Micha suchte den Kontakt zu Österreichern auch über die Vereinigung der Pensionisten Österreichs in Israel, dessen Vorsitzender und Stimme der jüdischen Österreicher, der Wiener Shoa Überlebende Gideon Eckhaus ist. „Unter den Menschen, die uns damals schikaniert und vertrieben haben, waren viele Leute, die gebildet waren, die eine gewisse Kultur hatten. Ich verstehe das nicht“, sagt er und beklagt das Schweigen Nachkriegsösterreichs, die Ignoranz gegenüber den Überlebenden. Als im Laufe der 50er Jahre die ersten Forderungen nach Rückerstattung des geraubten Eigentums geäußert wurden stießen die jüdischen Opfer auf Österreichs behauptete These nicht Täter sondern selbst Opfer gewesen zu sein.
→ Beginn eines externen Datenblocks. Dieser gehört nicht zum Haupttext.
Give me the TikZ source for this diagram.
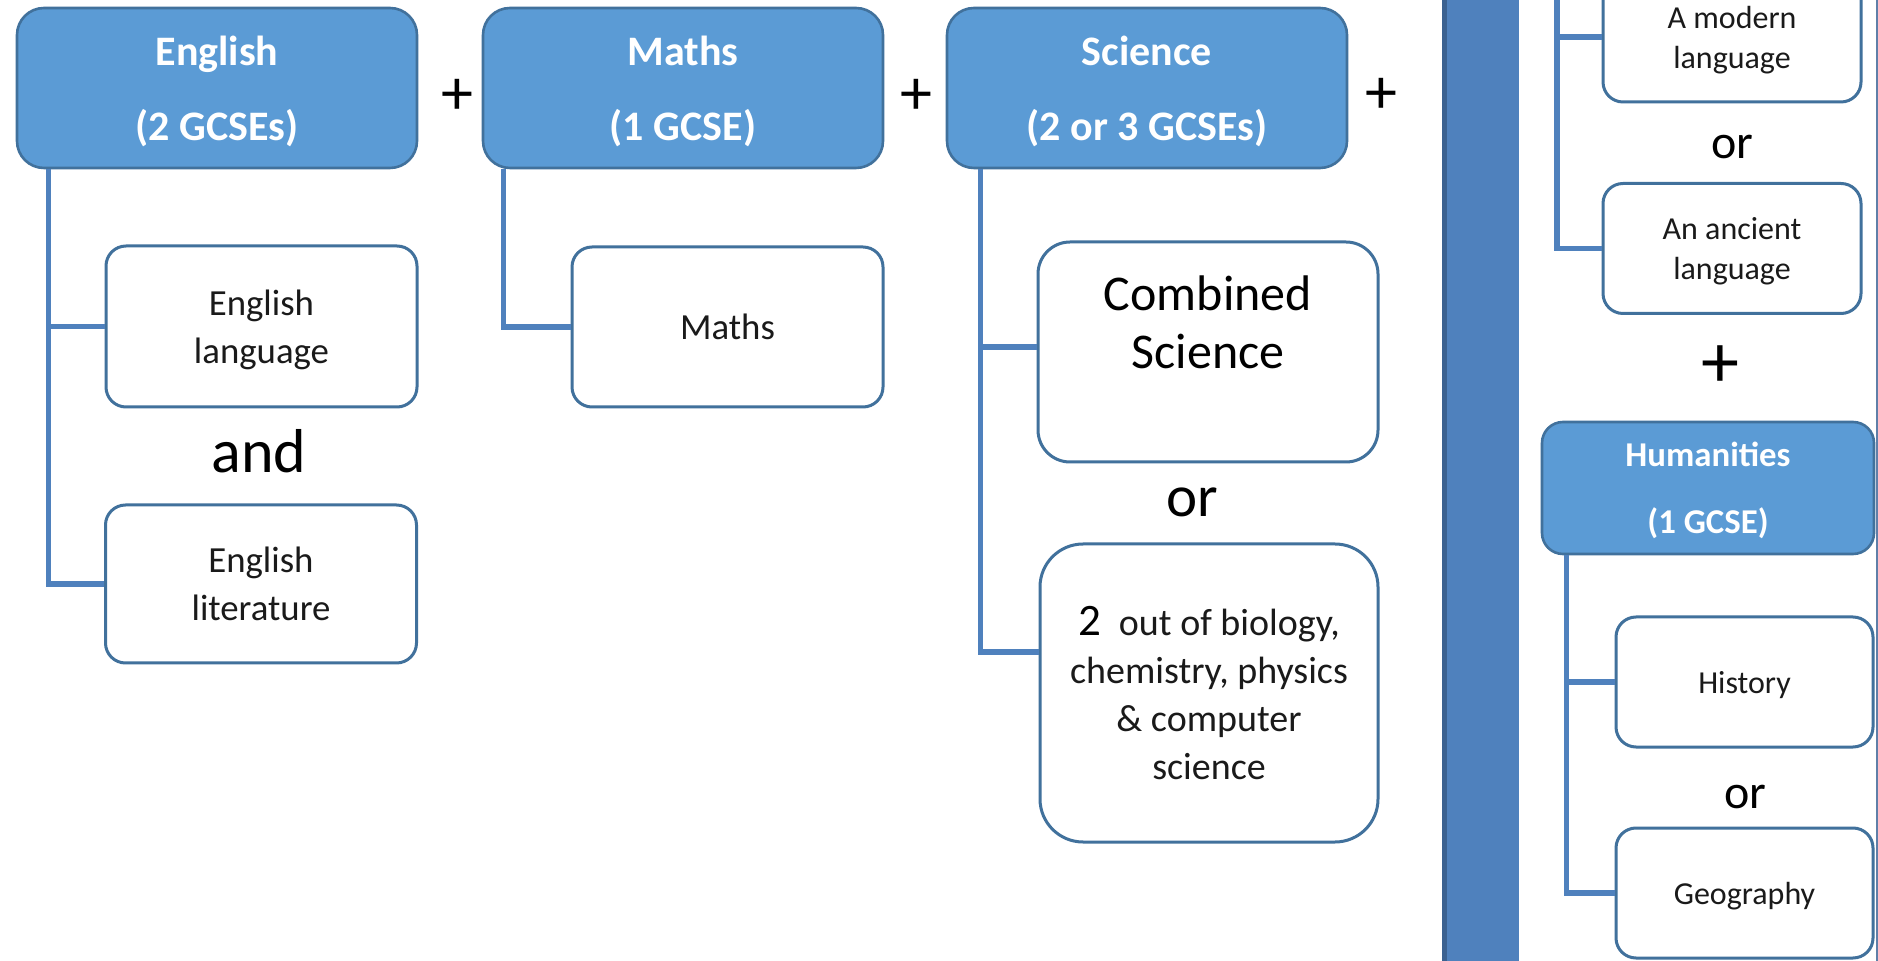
\documentclass[tikz,border=0pt]{standalone}
\usepackage{fontspec}
\setmainfont{Carlito}
\definecolor{hdrfill}{HTML}{5B9BD5}
\definecolor{hdrline}{HTML}{41719C}
\definecolor{boxline}{HTML}{41719C}
\definecolor{connline}{HTML}{4F81BD}
\definecolor{barfill}{HTML}{4F81BD}
\definecolor{bardark}{HTML}{3B6190}
\definecolor{edgeline}{HTML}{5F7FA8}
\definecolor{txt}{HTML}{1A1A1A}
\begin{document}
\begin{tikzpicture}[x=0.5pt,y=-0.5pt,
  hdr/.style={draw=hdrline, fill=hdrfill, line width=1.3pt, rounded corners=13.5pt,
    text=white, font=\bfseries\fontsize{21}{37.5}\selectfont, align=center,
    inner sep=0pt, text depth=0pt, minimum width=200pt, minimum height=80pt},
  smallhdr/.style={hdr, rounded corners=10.5pt, font=\bfseries\fontsize{17.4}{33.5}\selectfont,
    minimum width=166pt, minimum height=66pt},
  child/.style={draw=boxline, fill=white, line width=1.5pt, rounded corners=10pt,
    text=txt, font=\fontsize{18.4}{24}\selectfont, align=center, inner sep=0pt,
    text depth=0pt, minimum width=155.5pt, minimum height=80.5pt},
  rchild/.style={child, font=\fontsize{16}{20}\selectfont, minimum width=129pt, minimum height=65pt},
  conn/.style={draw=connline, line width=2.6pt},
  plus/.style={font=\fontsize{32}{32}\selectfont, text=black, inner sep=0pt},
  word/.style={font=\fontsize{#1}{#1}\selectfont, text=black, inner sep=0pt, anchor=base},
]
\useasboundingbox (0,0) rectangle (1878,961);
\fill[white] (0,0) rectangle (1878,961);
\clip (0,0) rectangle (1878,961);

% separator bar and right edge
\fill[barfill] (1442,-2) rectangle (1519,963);
\fill[bardark] (1442,-2) rectangle (1447,963);
\draw[edgeline, line width=0.6pt] (1877,-2) -- (1877,963);

% headers
\node[hdr] (eng) at (217,88) {English\\(2 GCSEs)};
\node[hdr] (mat) at (683,88) {Maths\\(1 GCSE)};
\node[hdr] (sci) at (1147,88) {Science\\(2 or 3 GCSEs)};
\node[smallhdr] (hum) at (1708,488) {Humanities\\(1 GCSE)};

% plus signs
\node[plus] (p1) at (457,97) {+};
\node[plus] (p2) at (916,97) {+};
\node[plus] (p3) at (1381,96) {+};
\node[plus, font=\fontsize{38}{38}\selectfont] (p4) at (1720,367) {+};

% children
\node[child] (englang) at (261.5,326.5) {English\\language};
\node[child, minimum height=79pt] (englit) at (261,584) {English\\literature};
\node[child, minimum height=80pt] (maths) at (727.5,327) {Maths};
\node[child, rounded corners=16pt, minimum width=170pt, minimum height=110pt] (comb) at (1208,352) {};
\node[font=\fontsize{25}{29}\selectfont, align=center, text=black, inner sep=0pt] (combt) at (1208,322) {Combined\\Science};
\node[child, rounded corners=21.5pt, minimum width=169pt, minimum height=149pt,
  font=\fontsize{19}{24}\selectfont, text=txt] (two) at (1209,693)
  {{\color{black}\fontsize{22.5}{24}\selectfont 2}\hspace{9pt}out of biology,\\chemistry, physics\\\& computer\\science};

\node[rchild] (modern) at (1732,37) {A modern\\language};
\node[rchild] (ancient) at (1732,248.5) {An ancient\\language};
\node[rchild, minimum width=128.5pt] (hist) at (1744.5,682) {History};
\node[rchild, minimum width=128.5pt] (geo) at (1744.5,893) {Geography};

% words between boxes
\node[word=31] (and) at (259,473) {and};
\node[word=29.5] (or1) at (1192,517) {or};
\node[word=24] (or2) at (1732,159) {or};
\node[word=24] (or3) at (1745,808) {or};

% connectors
\coordinate (ltop) at (1557,-5);
\draw[conn] ([xshift=16.5pt]eng.south west) |- (englang.west);
\draw[conn] ([xshift=16.5pt]eng.south west) |- (englit.west);
\draw[conn] ([xshift=11pt]mat.south west) |- (maths.west);
\draw[conn] ([xshift=17.5pt]sci.south west) |- ([yshift=2.5pt]comb.west);
\draw[conn] ([xshift=17.5pt]sci.south west) |- ([yshift=20.5pt]two.west);
\draw[conn] (ltop) |- (modern.west);
\draw[conn] (ltop) |- (ancient.west);
\draw[conn] ([xshift=13pt]hum.south west) |- (hist.west);
\draw[conn] ([xshift=13pt]hum.south west) |- (geo.west);
\end{tikzpicture}
\end{document}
Österreich sei schuldlos in die Verbrechen der Nazis hineingezogen worden. Micha Shagrir sorgte in seinen Filmarbeiten auch dafür dass die Menschen mit ihrer Erinnerung nicht alleine blieben. Er wünschte sich stets ¬¬einen regeren Kontakt zwischen österreichischen und israelischen Jugendlichen, wie er mit seinem Film „Bricha“ zeigte. In diesem Sinne ist mit Micha Shagrir ein wichtiger Brückenbauer verloren gegangen.  Mit ihm erhob sich eine streitbare Stimme aus Linz.

MICHA SHAGRIR, THE LINZER CANDY BOY ist nicht nur ein Porträt über einen wichtigen Filmkünstler, sondern erzählt auch von der Selbstinszenierung und Selbstreflexion jüdischer Existenz nach der Shoah.  Micha Shagrir hat immer eindimensionale Verurteilungen vermieden. Er versuchte die Verflechtung von Gestern und Heute, von Privatem und Öffentlichkeit  herauszuarbeiten. Aus der Vergangenheit Schlüsse ziehen war seine Botschaft.